God in the details

Categories: LDS, Religion

The other day I was thinking about how we say we have the fulness of the gospel. I completely believe that that’s true, certainly, but what exactly does it mean? It can’t mean that we know everything. We don’t. And we believe in continuing revelation — if having the fulness meant knowing everything there is to know, then we’d have absolutely no need for a prophet. None! We might need someone to remind us of what’s already been said, but scholars could do that just fine. Prophets prophesy, and that means revelation, which means revealing something that hasn’t yet been revealed.

What I think it means by fulness is something a little different. It’s like a painting: you start out with broad swashes of color, getting the composition of the piece down, putting the basic elements into place, and then you start adding in more and more details. And eventually you end up with a finished painting.

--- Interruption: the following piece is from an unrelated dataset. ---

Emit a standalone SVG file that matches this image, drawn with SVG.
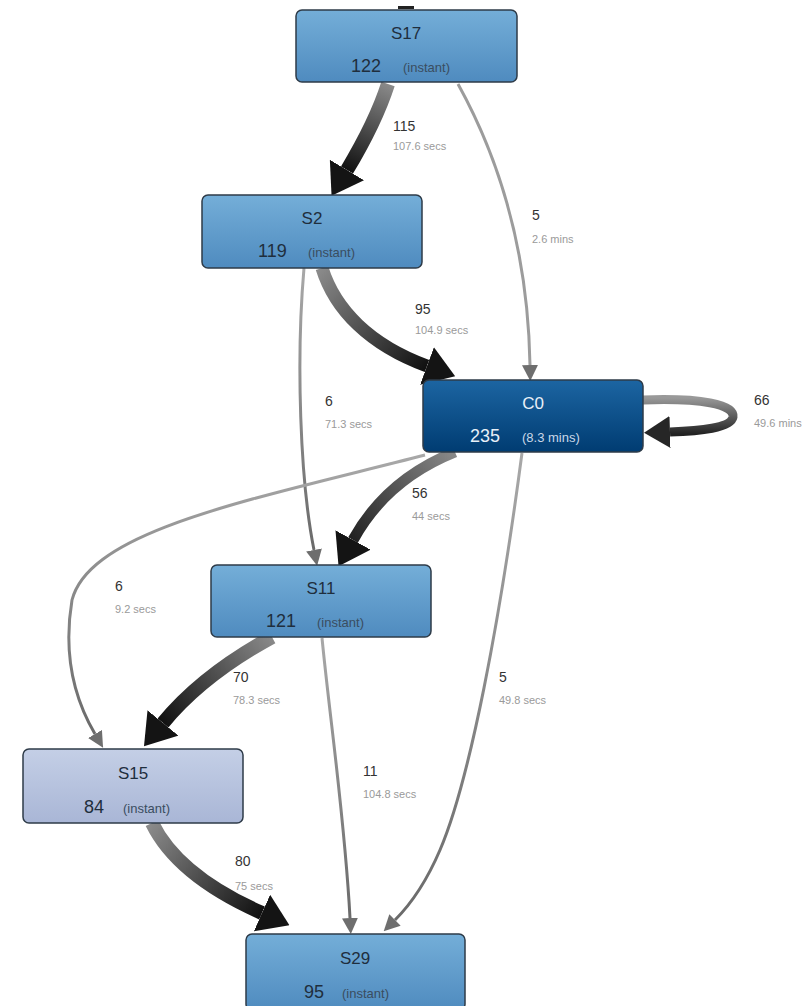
<svg xmlns="http://www.w3.org/2000/svg" width="812" height="1006" viewBox="0 0 812 1006">
  <defs>
    <style>
      .node rect { stroke: #2e3b48; stroke-width: 1.5; }
      .title { font-family: "Liberation Sans", Arial, sans-serif; font-size: 17px; fill: #1f2e3d; text-anchor: middle; }
      .count { font-family: "Liberation Sans", Arial, sans-serif; font-size: 18px; fill: #1f2e3d; }
      .dur { font-family: "Liberation Sans", Arial, sans-serif; font-size: 13px; fill: #3a4d60; }
      .dark .title, .dark .count { fill: #e8f0f8; }
      .dark .dur { fill: #c9d8e8; }
      .elab { font-family: "Liberation Sans", Arial, sans-serif; font-size: 14px; fill: #333; }
      .etime { font-family: "Liberation Sans", Arial, sans-serif; font-size: 11px; fill: #9a9a9a; }
      .thick { fill: none; stroke-linecap: butt; }
      .thin { fill: none; stroke-width: 3; }
    </style>
    <linearGradient id="gBlue" x1="0" y1="0" x2="0" y2="1">
      <stop offset="0" stop-color="#74aed8"/>
      <stop offset="1" stop-color="#4f8bbf"/>
    </linearGradient>
    <linearGradient id="gDark" x1="0" y1="0" x2="0" y2="1">
      <stop offset="0" stop-color="#1c65a2"/>
      <stop offset="1" stop-color="#003c72"/>
    </linearGradient>
    <linearGradient id="gLight" x1="0" y1="0" x2="0" y2="1">
      <stop offset="0" stop-color="#c4cfe6"/>
      <stop offset="1" stop-color="#a9b6d6"/>
    </linearGradient>
    <!-- per-edge shading from grey at the source to black at the target -->
    <linearGradient id="e1" gradientUnits="userSpaceOnUse" x1="388" y1="84" x2="347" y2="170">
      <stop offset="0" stop-color="#8a8a8a"/><stop offset="1" stop-color="#111"/>
    </linearGradient>
    <linearGradient id="e3" gradientUnits="userSpaceOnUse" x1="322" y1="268" x2="427" y2="366">
      <stop offset="0" stop-color="#8a8a8a"/><stop offset="1" stop-color="#111"/>
    </linearGradient>
    <linearGradient id="e5" gradientUnits="userSpaceOnUse" x1="455" y1="452" x2="353" y2="540">
      <stop offset="0" stop-color="#8a8a8a"/><stop offset="1" stop-color="#222"/>
    </linearGradient>
    <linearGradient id="e9" gradientUnits="userSpaceOnUse" x1="272" y1="637" x2="163" y2="723">
      <stop offset="0" stop-color="#8a8a8a"/><stop offset="1" stop-color="#111"/>
    </linearGradient>
    <linearGradient id="e11" gradientUnits="userSpaceOnUse" x1="152" y1="823" x2="262" y2="913">
      <stop offset="0" stop-color="#8a8a8a"/><stop offset="1" stop-color="#111"/>
    </linearGradient>
    <linearGradient id="e7" gradientUnits="userSpaceOnUse" x1="0" y1="398" x2="0" y2="434">
      <stop offset="0" stop-color="#999"/><stop offset="1" stop-color="#222"/>
    </linearGradient>
    <linearGradient id="eThin" gradientUnits="objectBoundingBox" x1="0" y1="0" x2="0" y2="1">
      <stop offset="0" stop-color="#a8a8a8"/><stop offset="1" stop-color="#6a6a6a"/>
    </linearGradient>
    <marker id="headBig" markerUnits="userSpaceOnUse" viewBox="0 0 30 40" refX="0" refY="20" markerWidth="30" markerHeight="40" orient="auto">
      <path d="M0,0 L30,20 L0,40 z" fill="#141414"/>
    </marker>
    <marker id="headLoop" markerUnits="userSpaceOnUse" viewBox="0 0 26 32" refX="0" refY="16" markerWidth="26" markerHeight="32" orient="auto">
      <path d="M0,0 L26,16 L0,32 z" fill="#262626"/>
    </marker>
    <marker id="headSmall" markerUnits="userSpaceOnUse" viewBox="0 0 16 16" refX="0" refY="8" markerWidth="16" markerHeight="16" orient="auto">
      <path d="M0,0 L16,8 L0,16 z" fill="#6e6e6e"/>
    </marker>
  </defs>

  <rect width="812" height="1006" fill="#ffffff"/>

  <g id="connectors">
    <!-- stub entering S17 from above -->
    <rect x="398" y="6" width="16" height="3" fill="#222"/>
    <!-- S17 -> S2 -->
    <path class="thick" d="M 388 84 C 378 115, 362 145, 347 170" stroke="url(#e1)" stroke-width="14" marker-end="url(#headBig)"/>
    <!-- S17 -> C0 -->
    <path class="thin" d="M 458 84 C 500 160, 528 250, 530 365" stroke="#9c9c9c" marker-end="url(#headSmall)"/>
    <!-- S2 -> C0 -->
    <path class="thick" d="M 322 268 C 335 310, 370 345, 427 366" stroke="url(#e3)" stroke-width="13" marker-end="url(#headBig)"/>
    <!-- S2 -> S11 -->
    <path class="thin" d="M 304 268 C 296 360, 300 480, 314 550" stroke="url(#eThin)" marker-end="url(#headSmall)"/>
    <!-- C0 -> C0 -->
    <path class="thick" d="M 643 400 C 700 398, 735 404, 733 417 C 731 428, 700 431, 670 432" stroke="url(#e7)" stroke-width="9" marker-end="url(#headLoop)"/>
    <!-- C0 -> S11 -->
    <path class="thick" d="M 455 452 C 410 470, 375 500, 353 540" stroke="url(#e5)" stroke-width="11" marker-end="url(#headBig)"/>
    <!-- C0 -> S15 -->
    <path class="thin" d="M 425 455 C 250 500, 90 530, 72 600 C 62 660, 78 705, 95 734" stroke="url(#eThin)" marker-end="url(#headSmall)"/>
    <!-- C0 -> S29 -->
    <path class="thin" d="M 522 453 C 500 620, 470 780, 440 850 C 425 885, 410 905, 395 920" stroke="url(#eThin)" marker-end="url(#headSmall)"/>
    <!-- S11 -> S15 -->
    <path class="thick" d="M 272 637 C 230 660, 190 690, 163 723" stroke="url(#e9)" stroke-width="14" marker-end="url(#headBig)"/>
    <!-- S11 -> S29 -->
    <path class="thin" d="M 322 638 C 330 720, 345 820, 350 918" stroke="url(#eThin)" marker-end="url(#headSmall)"/>
    <!-- S15 -> S29 -->
    <path class="thick" d="M 152 823 C 170 860, 210 890, 262 913" stroke="url(#e11)" stroke-width="14" marker-end="url(#headBig)"/>

    <!-- edge labels -->
    <text class="elab" x="393" y="131">115</text>
    <text class="etime" x="393" y="150">107.6 secs</text>
    <text class="elab" x="532" y="220">5</text>
    <text class="etime" x="532" y="243">2.6 mins</text>
    <text class="elab" x="415" y="314">95</text>
    <text class="etime" x="415" y="334">104.9 secs</text>
    <text class="elab" x="325" y="406">6</text>
    <text class="etime" x="325" y="428">71.3 secs</text>
    <text class="elab" x="754" y="405">66</text>
    <text class="etime" x="754" y="427">49.6 mins</text>
    <text class="elab" x="412" y="498">56</text>
    <text class="etime" x="412" y="520">44 secs</text>
    <text class="elab" x="115" y="591">6</text>
    <text class="etime" x="115" y="613">9.2 secs</text>
    <text class="elab" x="233" y="682">70</text>
    <text class="etime" x="233" y="704">78.3 secs</text>
    <text class="elab" x="499" y="682">5</text>
    <text class="etime" x="499" y="704">49.8 secs</text>
    <text class="elab" x="363" y="776">11</text>
    <text class="etime" x="363" y="798">104.8 secs</text>
    <text class="elab" x="235" y="866">80</text>
    <text class="etime" x="235" y="890">75 secs</text>
  </g>

  <g id="S17" class="node">
    <rect x="296" y="10" width="221" height="72" rx="6" fill="url(#gBlue)"/>
    <text class="title" x="406" y="39">S17</text>
    <text class="count" x="351" y="72">122</text>
    <text class="dur" x="403" y="72">(instant)</text>
  </g>

  <g id="S2" class="node">
    <rect x="202" y="195" width="220" height="73" rx="6" fill="url(#gBlue)"/>
    <text class="title" x="312" y="224">S2</text>
    <text class="count" x="258" y="257">119</text>
    <text class="dur" x="308" y="257">(instant)</text>
  </g>

  <g id="C0" class="node dark">
    <rect x="423" y="380" width="220" height="72" rx="6" fill="url(#gDark)"/>
    <text class="title" x="533" y="409">C0</text>
    <text class="count" x="470" y="442">235</text>
    <text class="dur" x="522" y="442">(8.3 mins)</text>
  </g>

  <g id="S11" class="node">
    <rect x="211" y="565" width="220" height="72" rx="6" fill="url(#gBlue)"/>
    <text class="title" x="321" y="594">S11</text>
    <text class="count" x="266" y="627">121</text>
    <text class="dur" x="317" y="627">(instant)</text>
  </g>

  <g id="S15" class="node">
    <rect x="23" y="749" width="220" height="74" rx="6" fill="url(#gLight)"/>
    <text class="title" x="133" y="779">S15</text>
    <text class="count" x="84" y="813">84</text>
    <text class="dur" x="123" y="813">(instant)</text>
  </g>

  <g id="S29" class="node">
    <rect x="246" y="934" width="219" height="76" rx="6" fill="url(#gBlue)"/>
    <text class="title" x="355" y="964">S29</text>
    <text class="count" x="304" y="998">95</text>
    <text class="dur" x="342" y="998">(instant)</text>
  </g>
</svg>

When we say the fulness of the gospel, I believe we’re talking about those big paintstrokes. We’ve got the overall picture, the outline, the skeleton — the plan of salvation. And that’s something that nobody else really has, honestly. The core elements — who we are, why we’re here, where we’re going, how God communicates with us, how we represent God here on earth, and so on — are all there.

But what we don’t have yet are all the details. We have some, yes, and in some areas we even have quite a good picture (we think), but I wouldn’t be too surprised to get to the next life and find that we’ve been working with a simplified model here on earth, and that the real thing is even more amazing than we ever realized. (Which isn’t to say that what we’ve been given thus far is any less true, by the way. It’s just milk before meat.)

I suppose it bothers some people that we don’t know everything yet. If this really is the true and living church of Jesus Christ on the earth, then how can God leave us in the dark, right? If there are things we don’t yet know, questions we don’t have answers for, then…well, doesn’t that mean the Church isn’t true after all?

Not for me. I like having a living church. A changing church. But one changed by God, not by men, and that’s a big difference. :) And this is just me, but in all honesty I love not having all the answers. In some ways life is a big cliffhanger, and that’s exciting because it means there’s a resolution coming in the next act. It’ll be good. :) (I think we do have the answers we need to deal with life, though. We may not understand everything that happens, but we know that we can rely on Christ, and we know that the Spirit will tell us what we should do. That’s enough for me.)